Ogni notizia su Generali diventa subito importante come riguardasse una famiglia reale. E non solo perché la compagnia è da sempre considerata “regina” in Piazza Affari, per capitalizzazione e storia, ma anche perché in qualche modo ogni movimento nel suo azionariato alimenta subito scenari di riassetti, prede e predatori. E non ha fatto eccezione la notizia dei giorni scorsi, relativa all’intenzione dei Benetton(non commentata dai protagonisti) di salire dallo 0,9 al 2% a Trieste. Quota che collocherebbe la holding Edizione fra i soci maggiori della più grande assicurazione italiana, con Mediobanca (13%), Caltagirone (3,6%), Leonardo Del Vecchio (3,16%) e De Agostini (1,6%).
Se poi a ciò si aggiungono il rumor che i Benetton, soci storici a Trieste, potrebbero nel medio-lungo termine non fermarsi al 2%, che Francesco Gaetano Caltagirone (nonostante l’ultima mossa sia stata una limatura della quota) viene considerato socio potenziale fino al 5%, che proprio l’anno scorso in gennaio prendeva corpo il caso delle «possibili combinazioni» fra Intesa Sanpaolo e Generali conclusosi con un nulla di fatto, e infine che Mediobanca in prospettiva ridurrà la partecipazione, ci sono tutti gli elementi e le suggestioni per tornare a parlare di un «dossier Leone», peraltro sempre sul tavolo di analisti e banche d’affari, che non lesinano nuovi target di prezzo per il titolo e piani B, C o D sul tema dell’azionariato.

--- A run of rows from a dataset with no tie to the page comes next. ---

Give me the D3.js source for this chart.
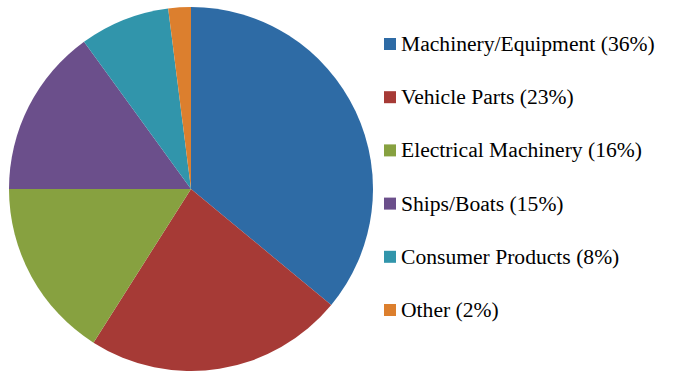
<!DOCTYPE html>
<html>
<head>
<meta charset="utf-8">
<script src="https://cdn.jsdelivr.net/npm/d3@7"></script>
<style>
  html, body { margin: 0; padding: 0; background: #fff; }
  svg { display: block; }
</style>
</head>
<body>
<svg id="chart" width="684" height="371"></svg>
<script>
// Export categories and their shares (percent)
const categories = ["Machinery/Equipment", "Vehicle Parts", "Electrical Machinery", "Ships/Boats", "Consumer Products", "Other"];
const shares = [36, 23, 16, 15, 8, 2];
const colors = ["#2e6ba5", "#a63a36", "#87a140", "#6b4f8b", "#3195ab", "#dc7f2e"];

const svg = d3.select("#chart");
const cx = 191, cy = 189, radius = 182;

const data = categories.map((c, i) => ({ name: c, value: shares[i], color: colors[i] }));

const pie = d3.pie().value(d => d.value).sort(null);
const arc = d3.arc().innerRadius(0).outerRadius(radius);

svg.append("g")
  .attr("transform", `translate(${cx},${cy})`)
  .selectAll("path")
  .data(pie(data))
  .join("path")
  .attr("d", arc)
  .attr("fill", d => d.data.color);

// Legend on the right
const legendY = d3.scalePoint().domain(categories).range([44, 310]);
const legend = svg.append("g");
const rows = legend.selectAll("g")
  .data(data)
  .join("g")
  .attr("transform", d => `translate(384,${legendY(d.name)})`);

rows.append("rect")
  .attr("x", 0).attr("y", -6)
  .attr("width", 12).attr("height", 12)
  .attr("fill", d => d.color);

rows.append("text")
  .attr("x", 17).attr("y", 7)
  .attr("font-family", "'Liberation Serif', 'Times New Roman', serif")
  .attr("font-size", 21.6)
  .attr("fill", "#000")
  .text(d => `${d.name} (${d.value}%)`);
</script>
</body>
</html>
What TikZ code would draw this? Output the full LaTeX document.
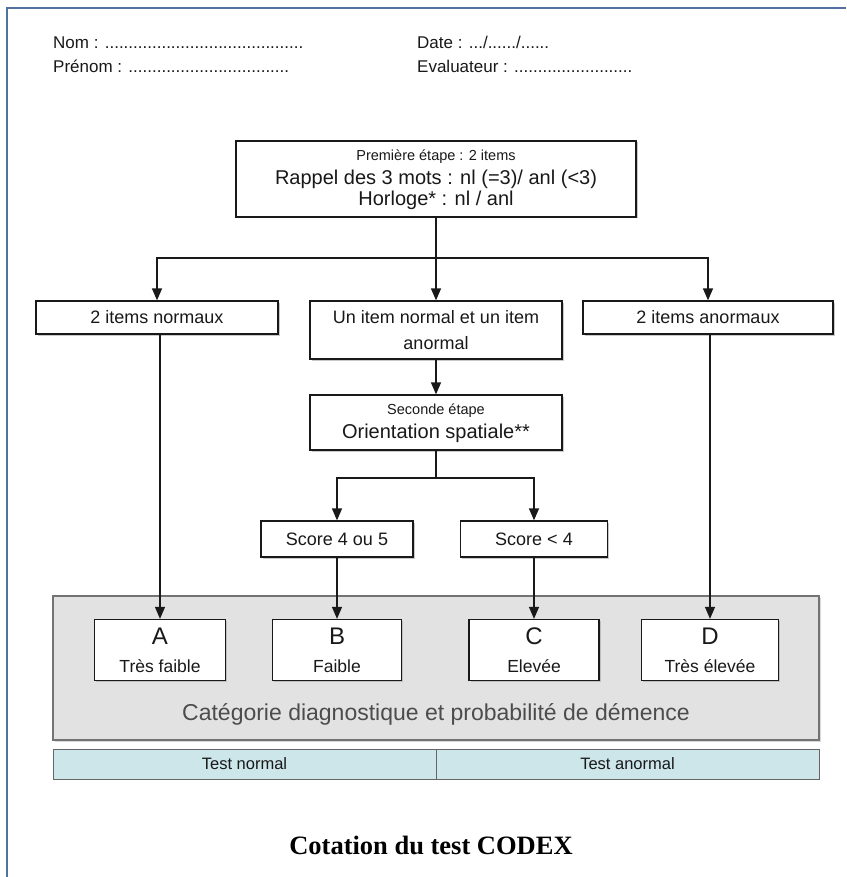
\documentclass[tikz,border=0pt]{standalone}
\usepackage{fontspec}
\setmainfont{Liberation Sans}
\newfontfamily\titlefont{Liberation Serif}
\usetikzlibrary{arrows.meta,shadows}
\definecolor{frameblue}{RGB}{82,112,160}
\definecolor{grayfill}{RGB}{226,226,226}
\definecolor{tealfill}{RGB}{204,230,234}
\definecolor{inkc}{RGB}{25,25,25}
\tikzset{
  box/.style={draw=inkc, line width=1.3pt, fill=white, align=center, inner sep=0pt,
    text=inkc, drop shadow={shadow xshift=1.5pt, shadow yshift=-1.5pt, fill=black!35, opacity=0.6}},
  conn/.style={draw=inkc, line width=1.4pt},
  arr/.style={conn, -{Triangle[length=12pt,width=10pt]}},
  hdr/.style={anchor=base west, inner sep=0pt, text=inkc, font=\fontsize{17}{20}\selectfont},
}
\begin{document}
\begin{tikzpicture}[x=1pt,y=-1pt]
\useasboundingbox (0,0) rectangle (846,877);
\fill[white] (0,0) rectangle (846,877);
% frame
\draw[frameblue, line width=2.5pt] (7,877) -- (7,8) -- (846,8);
% header
\node[hdr] (nom) at (53,49) {Nom : ..........................................};
\node[hdr] (prenom) at (53,73) {Prénom : ..................................};
\node[hdr] (date) at (417,49) {Date : .../....../......};
\node[hdr] (eval) at (417,73) {Evaluateur : .........................};
% top box
\node[box, minimum width=400pt, minimum height=76pt] (top) at (436,179) {};
\node[text=inkc, font=\fontsize{14.5}{16}\selectfont, inner sep=0pt] (t1) at (436,157) {Première étape : 2 items};
\node[text=inkc, font=\fontsize{20}{22}\selectfont, inner sep=0pt] (t2) at (436,179) {Rappel des 3 mots : nl (=3)/ anl (<3)};
\node[text=inkc, font=\fontsize{20}{22}\selectfont, inner sep=0pt] (t3) at (436,200) {Horloge* : nl / anl};
% second row
\node[box, minimum width=242pt, minimum height=33pt, font=\fontsize{18}{21}\selectfont] (left) at (157,317.5) {2 items normaux};
\node[box, minimum width=252pt, minimum height=58pt, font=\fontsize{18}{26}\selectfont] (mid) at (436,330) {Un item normal et un item\\anormal};
\node[box, minimum width=250pt, minimum height=33pt, font=\fontsize{18}{21}\selectfont] (right) at (708,317.5) {2 items anormaux};
\coordinate (j1) at (436,258);
\draw[conn] (top.south) -- (j1);
\draw[arr] (j1) -| (left.north);
\draw[arr] (j1) -- (mid.north);
\draw[arr] (j1) -| (right.north);
% seconde etape
\node[box, minimum width=252pt, minimum height=55pt] (sec) at (436,422.5) {};
\node[text=inkc, font=\fontsize{14.5}{16}\selectfont, inner sep=0pt] (s1) at (436,411) {Seconde étape};
\node[text=inkc, font=\fontsize{20}{22}\selectfont, inner sep=0pt] (s2) at (436,433) {Orientation spatiale**};
\draw[arr] (mid.south) -- (sec.north);
% scores
\node[box, minimum width=152pt, minimum height=36pt, font=\fontsize{18}{21}\selectfont] (sc1) at (337,539) {Score 4 ou 5};
\node[box, minimum width=147pt, minimum height=36pt, font=\fontsize{18}{21}\selectfont] (sc2) at (534,539) {Score < 4};
\coordinate (j2) at (436,478);
\draw[conn] (sec.south) -- (j2);
\draw[arr] (j2) -| (sc1.north);
\draw[arr] (j2) -| (sc2.north);
% gray area
\node[draw=black!55, line width=1.2pt, fill=grayfill, minimum width=766pt, minimum height=144pt, inner sep=0pt,
  drop shadow={shadow xshift=1.5pt, shadow yshift=-1.5pt, fill=black!30, opacity=0.5}] (area) at (436,668) {};
\node[text=black!70, font=\fontsize{23}{26}\selectfont, inner sep=0pt] (cat) at (436,714) {Catégorie diagnostique et probabilité de démence};
\node[box, minimum width=131pt, minimum height=61pt, font=\fontsize{17.5}{28}\selectfont] (A) at (160,650) {{\fontsize{24}{24}\selectfont A}\\Très faible};
\node[box, minimum width=129pt, minimum height=61pt, font=\fontsize{17.5}{28}\selectfont] (B) at (337,650) {{\fontsize{24}{24}\selectfont B}\\Faible};
\node[box, minimum width=130pt, minimum height=61pt, font=\fontsize{17.5}{28}\selectfont] (C) at (534,650) {{\fontsize{24}{24}\selectfont C}\\Elevée};
\node[box, minimum width=137pt, minimum height=61pt, font=\fontsize{17.5}{28}\selectfont] (D) at (710,650) {{\fontsize{24}{24}\selectfont D}\\Très élevée};
\draw[arr] (left.south -| A.north) -- (A.north);
\draw[arr] (sc1.south) -- (B.north);
\draw[arr] (sc2.south) -- (C.north);
\draw[arr] (right.south -| D.north) -- (D.north);
% result bar
\node[draw=black!60, line width=1pt, fill=tealfill, minimum width=383pt, minimum height=30pt, inner sep=0pt,
  text=inkc, font=\fontsize{16.5}{19}\selectfont] (tn) at (244.5,764) {Test normal};
\node[draw=black!60, line width=1pt, fill=tealfill, minimum width=383pt, minimum height=30pt, inner sep=0pt,
  text=inkc, font=\fontsize{16.5}{19}\selectfont] (ta) at (627.5,764) {Test anormal};
% title
\node[font=\titlefont\bfseries\fontsize{26.5}{30}\selectfont, inner sep=0pt] (title) at (431,845) {Cotation du test CODEX};
\end{tikzpicture}
\end{document}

Benetton e il piano. Per i Benetton non si tratta comunque di trading. Se in effetti hanno già cominciato gli acquisti sul mercato l’obiettivo è conservare le azioni, non venderle appena la quotazione raggiunga una plusvalenza soddisfacente. Anche se l’elemento delle attese sul prezzo può essere stata una ragione per muoversi adesso. Sotto il profilo industriale la compagnia guidata da Philippe Donnet ha una carta in mano che giocherà il prossimo novembre: il nuovo piano strategico che il group ceo ha definito a Davos «diverso dal precedente: non un altro business plan di turnaround, bensì di espansione e crescita. Generali entrerà così in una fase nuova». Nel frattempo, in questi mesi, il gruppo di Trieste completerà il piano precedente con il riposizionamento geografico che complessivamente dovrebbe concludersi con un incasso superiore a un miliardo. Insomma: niente trading, ma i Benetton possono aver deciso di investire adesso anche con l’aspettativa che un piano «aggressivo» porti benefici anche in anticipo alle quotazioni del Leone, che ora sembra aver riconquistato in modo stabile quota 16 euro, soglia che non vedeva da 2 anni ma ancora lontana dal massimo dell’ultimo quinquennio di quasi 19 euro toccato nel marzo 2015. Va aggiunto poi che dall’Investor day del novembre 2016, quando Donnet ha annunciato l’accelerazione sul piano con il riposizionamento geografico, l’azione Generali ha guadagnato il 43%.
Prezzi a parte, le interpretazioni sulla mossa dei Benetton guardano con maggiore attenzione alle ipotesi di cambiamenti nell’assetto azionario, e in particolare alla possibilità di conservare un «nocciolo duro» italiano vicino al 25% anche in relazione alla riduzione della quota di Mediobanca. Piazzetta Cuccia ha confermato nel piano triennale 2016-2019 la volontà di vendere il 3% della partecipazione nel Leone compatibilmente con valori di mercato considerati soddisfacenti. E in più di un’occasione non è stata esclusa la possibilità di cedere una quota anche superiore, utilizzando i proventi per finanziare la crescita del gruppo bancario anche con acquisizioni. A questo proposito, in coerenza con la volontà dichiarata di voler procedere senza penalizzare il valore di Borsa del Leone né destabilizzare l’azionariato della compagnia, sono circolate voci su soluzioni tecniche diverse, come la creazione di una newco alla quale conferire le azioni di Trieste aperta ad altri investitori. Ipotesi non commentate e che al momento non sembrano apparire attuali.
Tutte operazioni che comunque, a parte il 3% nel piano al 2019, non hanno un orizzonte temporale definito. Perciò appare ragionevole che per i Benetton, azionisti da sempre in buoni rapporti con Generali e Mediobanca, il raddoppio della quota sia da leggere come un «posizionamento lungimirante». E non stupirebbe gli osservatori più attenti che il loro esempio possa essere seguito dall’arrivo di nuovi soci o dal rafforzamento di chi è già presente. Lo scenario è senza dubbio in movimento dal punto di vista industriale e finanziario. La “regina” conferma una lunga storia sotto i riflettori.